2. Aggressive Growth Plans

Opening a new product line or entering an overseas market means hiring multiple teams quickly without eroding culture. Talent acquisition frameworks map future roles, develop talent personas, and stagger outreach so supply meets expansion pace.

3. Employer-Brand Repositioning

Perhaps your company is a hidden champion—beloved by customers but invisible to job seekers. TA professionals weave a coherent narrative across your website, social feeds, and referral scripts, making the firm both recognizable and desirable long before headhunters call.

4. Values-Driven Hiring for Undefined Roles

Start-ups and innovation labs often prize adaptability and shared vision over narrow certifications. Talent acquisition keeps pipelines open for high-potential generalists who may not slot into a standard job title yet will flourish once strategy crystallizes.

5. Sustained Market Volatility

Fast-evolving regulations or disruptive competitors can reshape required skill portfolios overnight. TA functions dedicate analytic horsepower to monitor these shifts and keep conversations alive with prospects who will matter next.

Because TA hinges on relationship durability, it demands greater cross-department collaboration, marketing finesse, and patience than transaction-oriented recruiting. The payoff is a resilient workforce ready to pivot with the business.

Integrating Recruiting and Talent Acquisition for Maximum Impact

Framing recruiting and talent acquisition as rivals misses the point; they are complementary gears in the same growth machine. An integrated hiring ecosystem follows a few guiding principles:

  1. Shared Data Backbone
    • Maintain one ATS or interconnected platforms so pipelines gathered by TA are instantly visible when recruiters open requisitions.
  2. Continuous Feedback Loops
    • Recruiters relay real-time candidate objections and salary expectations to TA strategists, who refresh brand messaging and projection models accordingly.
  3. Tiered Workforce Planning
    • Quarterly road-mapping sessions distinguish urgent roles (recruiting) from horizon roles (TA) and allocate budget proportionally.
  4. Unified Candidate Experience
    • Whether someone meets a campus ambassador at a hackathon or applies through a job ad, the tone, responsiveness, and values they encounter should be consistent.
  5. Cross-Functional Training
    • Recruiters can upskill in storytelling and passive-candidate engagement, while TA specialists keep their sourcing chops sharp through occasional requisition sprints.

A company that masters this choreography enjoys the best of both worlds: agility during crunch times and strategic depth that attracts premier talent year-round.

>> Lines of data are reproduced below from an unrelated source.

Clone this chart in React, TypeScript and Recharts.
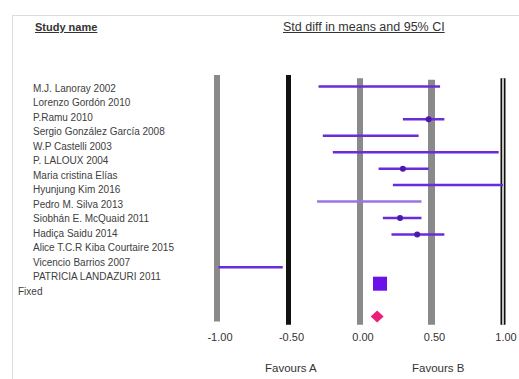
import React from 'react';
import {
  ComposedChart,
  XAxis,
  YAxis,
  Scatter,
  ReferenceLine,
} from 'recharts';

// study labels, top to bottom (row index = position + 1)
const studies = [
  'M.J. Lanoray 2002',
  'Lorenzo Gordón 2010',
  'P.Ramu 2010',
  'Sergio González García 2008',
  'W.P Castelli 2003',
  'P. LALOUX 2004',
  'Maria cristina Elías',
  'Hyunjung Kim 2016',
  'Pedro M. Silva 2013',
  'Siobhán E. McQuaid 2011',
  'Hadiça Saidu 2014',
  'Alice T.C.R Kiba Courtaire 2015',
  'Vicencio Barrios 2007',
  'PATRICIA LANDAZURI 2011',
  'Fixed',
];

// confidence intervals that are visible in the plot
const ciRows = [1, 3, 4, 5, 6, 7, 8, 9, 10, 12];
const ciLow = [-0.29, 0.3, -0.26, -0.19, 0.13, 0.23, -0.3, 0.16, 0.22, -0.99];
const ciHigh = [0.56, 0.59, 0.41, 0.97, 0.48, 1.0, 0.43, 0.43, 0.59, -0.54];

// point estimates that are drawn as small dots
const pointRows = [3, 6, 9, 10];
const pointEst = [0.48, 0.3, 0.28, 0.4];

const squareRow = [13];
const squareEst = [0.14];
const fixedRow = [15];
const fixedEst = [0.12];

const xTicks = [-1, -0.5, 0, 0.5, 1];
const labelRows = studies.map((_, i) => i + 1);

const W = 519;
const H = 379;
const PURPLE = '#6a2bd8';

const ciData = ciRows.map((r, i) => ({ row: r, lo: ciLow[i], hi: ciHigh[i] }));
const dotData = pointRows.map((r, i) => ({ x: pointEst[i], y: r }));
const squareData = squareRow.map((r, i) => ({ x: squareEst[i], y: r }));
const fixedData = fixedRow.map((r, i) => ({ x: fixedEst[i], y: r }));

const gridLines = [
  { v: -1, color: '#8a8a8a', w: 6, top: 0.3, bottom: 15.3 },
  { v: -0.5, color: '#111', w: 5, top: 0.3, bottom: 15.5 },
  { v: 0, color: '#8a8a8a', w: 6, top: 0.5, bottom: 15.5 },
  { v: 0.5, color: '#8a8a8a', w: 7, top: 0.6, bottom: 15.5 },
  { v: 1, color: '#111', w: 5, top: 0.5, bottom: 15.5 },
];

const font = 'Liberation Sans, Arial, sans-serif';

const LabelTick = (props: any) => {
  const { y, payload } = props;
  const name = studies[payload.value - 1];
  const isFixed = name === 'Fixed';
  return (
    <text
      x={isFixed ? 18 : 33}
      y={y}
      dy={4}
      textAnchor="start"
      fontSize={10}
      fontFamily={font}
      fill="#404040"
    >
      {name}
    </text>
  );
};

const XTick = (props: any) => {
  const { x, payload } = props;
  return (
    <text x={x + 3} y={341} textAnchor="middle" fontSize={11} fontFamily={font} fill="#333">
      {payload.value.toFixed(2)}
    </text>
  );
};

const Dot = (props: any) => (
  <circle cx={props.cx} cy={props.cy} r={3} fill="#4b18b0" />
);

const Square = (props: any) => (
  <rect x={props.cx - 7} y={props.cy - 7} width={14} height={14} fill="#6a10e8" />
);

const Diamond = (props: any) => {
  const { cx, cy } = props;
  return (
    <polygon
      points={`${cx - 6.5},${cy} ${cx},${cy - 6} ${cx + 6.5},${cy} ${cx},${cy + 6}`}
      fill="#e8207a"
    />
  );
};

export default function App() {
  return (
    <div style={{ position: 'absolute', left: 0, top: 0, width: W, height: H, background: '#fff' }}>
      <div
        style={{
          position: 'absolute',
          left: 12,
          top: 15,
          width: W - 12,
          height: H - 15,
          borderTop: '1px solid #dcdcdc',
          borderLeft: '1px solid #dcdcdc',
        }}
      />
      <div
        style={{
          position: 'absolute',
          left: 35,
          top: 21,
          fontSize: 11,
          fontWeight: 'bold',
          textDecoration: 'underline',
          color: '#333',
          fontFamily: font,
        }}
      >
        Study name
      </div>
      <div
        style={{
          position: 'absolute',
          left: 283,
          top: 20,
          fontSize: 12.5,
          textDecoration: 'underline',
          color: '#333',
          fontFamily: font,
        }}
      >
        Std diff in means and 95% CI
      </div>
      <div style={{ position: 'absolute', left: 265, top: 362, fontSize: 11.5, color: '#333', fontFamily: font }}>
        Favours A
      </div>
      <div style={{ position: 'absolute', left: 412, top: 362, fontSize: 11.5, color: '#333', fontFamily: font }}>
        Favours B
      </div>
      <ComposedChart
        width={W}
        height={H}
        margin={{ top: 70, right: 16, bottom: 16, left: 0 }}
        style={{ position: 'absolute', left: 0, top: 0 }}
      >
        <XAxis
          xAxisId="x"
          type="number"
          dataKey="x"
          domain={[-1, 1]}
          ticks={xTicks}
          allowDataOverflow
          axisLine={false}
          tickLine={false}
          height={30}
          tick={<XTick />}
        />
        <YAxis
          yAxisId="labels"
          type="number"
          orientation="left"
          width={217}
          domain={[-0.24, 17.93]}
          reversed
          allowDataOverflow
          ticks={labelRows}
          interval={0}
          axisLine={false}
          tickLine={false}
          tick={<LabelTick />}
        />
        <YAxis yAxisId="rows" type="number" dataKey="y" domain={[0, 16]} reversed allowDataOverflow hide />

        {gridLines.map((g) => (
          <ReferenceLine
            key={`g${g.v}`}
            xAxisId="x"
            yAxisId="rows"
            segment={[
              { x: g.v, y: g.top },
              { x: g.v, y: g.bottom },
            ]}
            stroke={g.color}
            strokeWidth={g.w}
            ifOverflow="visible"
          />
        ))}
        <ReferenceLine
          xAxisId="x"
          yAxisId="rows"
          segment={[
            { x: 1, y: 0.5 },
            { x: 1, y: 15.5 },
          ]}
          stroke="#fff"
          strokeWidth={1.5}
          ifOverflow="visible"
        />

        {ciData.map((c) => (
          <ReferenceLine
            key={`ci${c.row}`}
            xAxisId="x"
            yAxisId="rows"
            segment={[
              { x: c.lo, y: c.row },
              { x: c.hi, y: c.row },
            ]}
            stroke={c.row === 8 ? '#9a74e0' : PURPLE}
            strokeWidth={2.5}
            ifOverflow="visible"
          />
        ))}

        <Scatter xAxisId="x" yAxisId="rows" data={dotData} shape={<Dot />} isAnimationActive={false} />
        <Scatter xAxisId="x" yAxisId="rows" data={squareData} shape={<Square />} isAnimationActive={false} />
        <Scatter xAxisId="x" yAxisId="rows" data={fixedData} shape={<Diamond />} isAnimationActive={false} />
      </ComposedChart>
    </div>
  );
}
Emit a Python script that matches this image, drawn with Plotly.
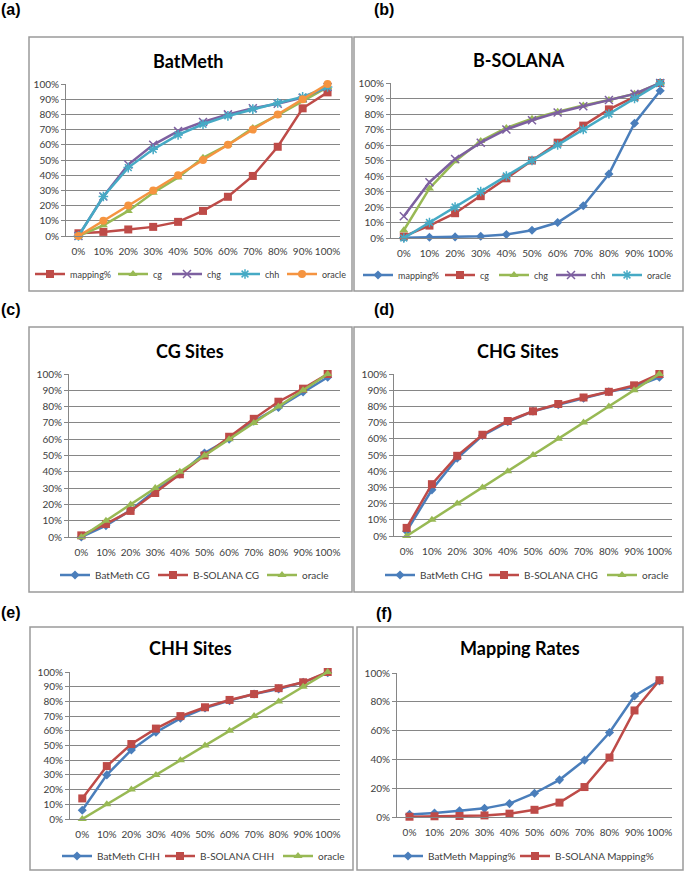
import plotly.graph_objects as go

W, H = 685, 872

cats = ["0%", "10%", "20%", "30%", "40%", "50%", "60%", "70%", "80%", "90%", "100%"]

# (a) BatMeth
bm_mapping = [1.8, 2.7, 4.3, 6.0, 9.3, 16.5, 25.8, 39.5, 58.7, 84.0, 94.5]
bm_cg = [0, 7, 16.5, 28.5, 38.5, 51.5, 60, 71, 79.5, 89, 98]
bm_chg = [3, 28.5, 48, 62, 70.5, 77, 81, 85, 89, 92, 98]
bm_chh = [6, 30, 47, 59, 68.5, 75.5, 80.5, 85, 88.5, 93, 99.5]
bm_a_chg = [0, 26, 47, 60, 69, 75, 80, 84, 87, 91, 98]
bm_a_chh = [0, 26, 45, 57, 66.5, 73.5, 79, 83.5, 87.5, 91.5, 98]
# (b) B-SOLANA
bs_mapping = [0.2, 0.5, 0.7, 1.1, 2.3, 5.0, 10.0, 20.8, 41.3, 74.0, 95.0]
bs_cg = [1, 8, 16, 27, 38.5, 50, 61.5, 72.5, 83, 91, 100]
bs_chg = [5, 32, 49.5, 62.5, 71, 77, 81.5, 85.5, 89, 93, 100]
bs_chh = [14, 36, 51, 61.5, 70, 76, 81, 85, 89, 93, 100]
oracle = [0, 10, 20, 30, 40, 50, 60, 70, 80, 90, 100]

titles = ["BatMeth", "B-SOLANA", "CG Sites", "CHG Sites", "CHH Sites", "Mapping Rates"]
labels = ["(a)", "(b)", "(c)", "(d)", "(e)", "(f)"]

BLUE, RED, GREEN, PURPLE, AQUA, ORANGE = "#4A7EBB", "#BE4B48", "#98B954", "#7D60A0", "#46AAC5", "#F59440"


def mk(kind, color):
    # marker style per kind
    if kind == "diamond":
        return dict(symbol="diamond", size=7, color=color)
    if kind == "square":
        return dict(symbol="square", size=8, color=color)
    if kind == "triangle":
        return dict(symbol="triangle-up", size=8, color=color)
    if kind == "x":
        return dict(symbol="x-thin-open", size=8, color=color, line=dict(color=color, width=1.5))
    if kind == "star":
        return dict(symbol="asterisk-open", size=8, color=color, line=dict(color=color, width=1.5))
    return dict(symbol="circle", size=8, color=color)


# panel series: (name, values, color, marker)
panels = [
    [("mapping%", bm_mapping, RED, "square"), ("cg", bm_cg, GREEN, "triangle"),
     ("chg", bm_a_chg, PURPLE, "x"), ("chh", bm_a_chh, AQUA, "star"),
     ("oracle", oracle, ORANGE, "circle")],
    [("mapping%", bs_mapping, BLUE, "diamond"), ("cg", bs_cg, RED, "square"),
     ("chg", bs_chg, GREEN, "triangle"), ("chh", bs_chh, PURPLE, "x"),
     ("oracle", oracle, AQUA, "star")],
    [("BatMeth CG", bm_cg, BLUE, "diamond"), ("B-SOLANA CG", bs_cg, RED, "square"),
     ("oracle", oracle, GREEN, "triangle")],
    [("BatMeth CHG", bm_chg, BLUE, "diamond"), ("B-SOLANA CHG", bs_chg, RED, "square"),
     ("oracle", oracle, GREEN, "triangle")],
    [("BatMeth CHH", bm_chh, BLUE, "diamond"), ("B-SOLANA CHH", bs_chh, RED, "square"),
     ("oracle", oracle, GREEN, "triangle")],
    [("BatMeth Mapping%", bm_mapping, BLUE, "diamond"), ("B-SOLANA Mapping%", bs_mapping, RED, "square")],
]

# geometry in pixels
plot_px = [(66, 340, 84, 236), (391, 673, 83, 238), (69, 340, 374, 537),
           (394, 672, 374, 536), (70, 340, 672, 819), (397, 672, 673, 817)]
box_px = [(29, 37, 352, 291), (354, 37, 683, 291), (29, 327, 352, 592),
          (354, 327, 683, 592), (30, 627, 353, 870), (357, 627, 683, 870)]
title_px = [(188, 61), (519, 60), (190, 351), (518, 351), (190, 648), (520, 648)]
label_px = [(11, 10), (384, 10), (11, 310), (384, 310), (11, 612), (384, 613)]
# one legend per entry: left x of each entry, and the row's centre y
legend_x = [[30, 113, 167, 225, 282], [358, 440, 494, 551, 607],
            [55, 153, 262], [380, 484, 602], [57, 160, 278], [388, 515]]
legend_y = [274, 275, 575, 575, 856, 856]
legend_size = [9, 9, 10, 10, 10, 10]

FONT = "Lato, Carlito, Calibri, sans-serif"

fig = go.Figure()
layout = dict(width=W, height=H, margin=dict(l=0, r=0, t=0, b=0, autoexpand=False),
              paper_bgcolor="white", plot_bgcolor="white", showlegend=True,
              font=dict(family=FONT, color="#404040"))
shapes, annotations = [], []

k = 0
for i, series in enumerate(panels):
    n = "" if i == 0 else str(i + 1)
    for j, (name, vals, color, kind) in enumerate(series):
        k += 1
        lg = "legend" if k == 1 else "legend" + str(k)
        fig.add_trace(go.Scatter(
            x=cats, y=vals, name=name, mode="lines+markers",
            line=dict(color=color, width=2.5), marker=mk(kind, color),
            cliponaxis=False, xaxis="x" + n, yaxis="y" + n, legend=lg))
        layout[lg] = dict(x=legend_x[i][j] / W, y=1 - legend_y[i] / H,
                          xanchor="left", yanchor="middle", orientation="h",
                          font=dict(size=legend_size[i], color="#404040"),
                          bgcolor="rgba(0,0,0,0)", itemwidth=30)

    x0, x1, yt, yb = plot_px[i]
    layout["xaxis" + n] = dict(
        domain=[x0 / W, x1 / W], anchor="y" + n, type="category",
        range=[-0.5, 10.5], showgrid=False, showline=True, linecolor="#868686",
        linewidth=1, ticks="", tickangle=0, ticklabelstandoff=6, automargin=False,
        tickfont=dict(size=10, color="#404040"), fixedrange=True)
    layout["yaxis" + n] = dict(
        domain=[1 - yb / H, 1 - yt / H], anchor="x" + n, range=[0, 100],
        dtick=20 if i == 5 else 10, ticksuffix="%", showgrid=True, gridcolor="#868686",
        gridwidth=1, zeroline=False, showline=True, linecolor="#868686", linewidth=1,
        ticks="outside", ticklen=4, tickcolor="#868686", automargin=False,
        tickfont=dict(size=10, color="#404040"), fixedrange=True)

    bx0, by0, bx1, by1 = box_px[i]
    shapes.append(dict(type="rect", xref="paper", yref="paper",
                       x0=bx0 / W, x1=bx1 / W, y0=1 - by1 / H, y1=1 - by0 / H,
                       line=dict(color="#9A9A9A", width=1.5)))

    tx, ty = title_px[i]
    annotations.append(dict(text=titles[i], x=tx / W, y=1 - ty / H, xref="paper", yref="paper",
                            showarrow=False, xanchor="center", yanchor="middle",
                            font=dict(family=FONT, size=18, color="#000000", weight="bold")))
    px_, py_ = label_px[i]
    annotations.append(dict(text="<b>" + labels[i] + "</b>", x=px_ / W, y=1 - py_ / H,
                            xref="paper", yref="paper", showarrow=False,
                            xanchor="center", yanchor="middle",
                            font=dict(family="Liberation Sans, Arial", size=16, color="#000000")))

layout["shapes"] = shapes
layout["annotations"] = annotations
fig.update_layout(**layout)

# page body has an 8px default margin; drop it so the figure sits at the window's corner
fig.write_html("out.html", config={"displayModeBar": False},
               post_script="document.body.style.margin = '0';")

Conclusion — Choose the Right Tool, Then Build the Toolbox

Recruiting and talent acquisition may share verbs like “source” and “hire,” but they diverge in mission. Recruiting is reactive precision—plugging a vacancy with the best-fit professional before deadlines bite. Talent acquisition is proactive architecture—laying pipes, shaping reputation, and nurturing communities so tomorrow’s vacancies feel less urgent. Businesses that treat them as interchangeable risk burning their teams with revolving-door churn or, conversely, overinvesting in brand campaigns when a straightforward job post would suffice.

The wisest organizations deploy both disciplines with intent: recruiters to keep operations humming today, talent acquisition strategists to ensure the company remains a destination tomorrow. Understand when the business moment calls for speed, when it calls for relationship depth, and—more often than not—when it calls for both synchronized in harmony. Craft that balanced hiring engine now, and your workforce will be ready not just to meet the next challenge, but to anticipate and shape the one after that.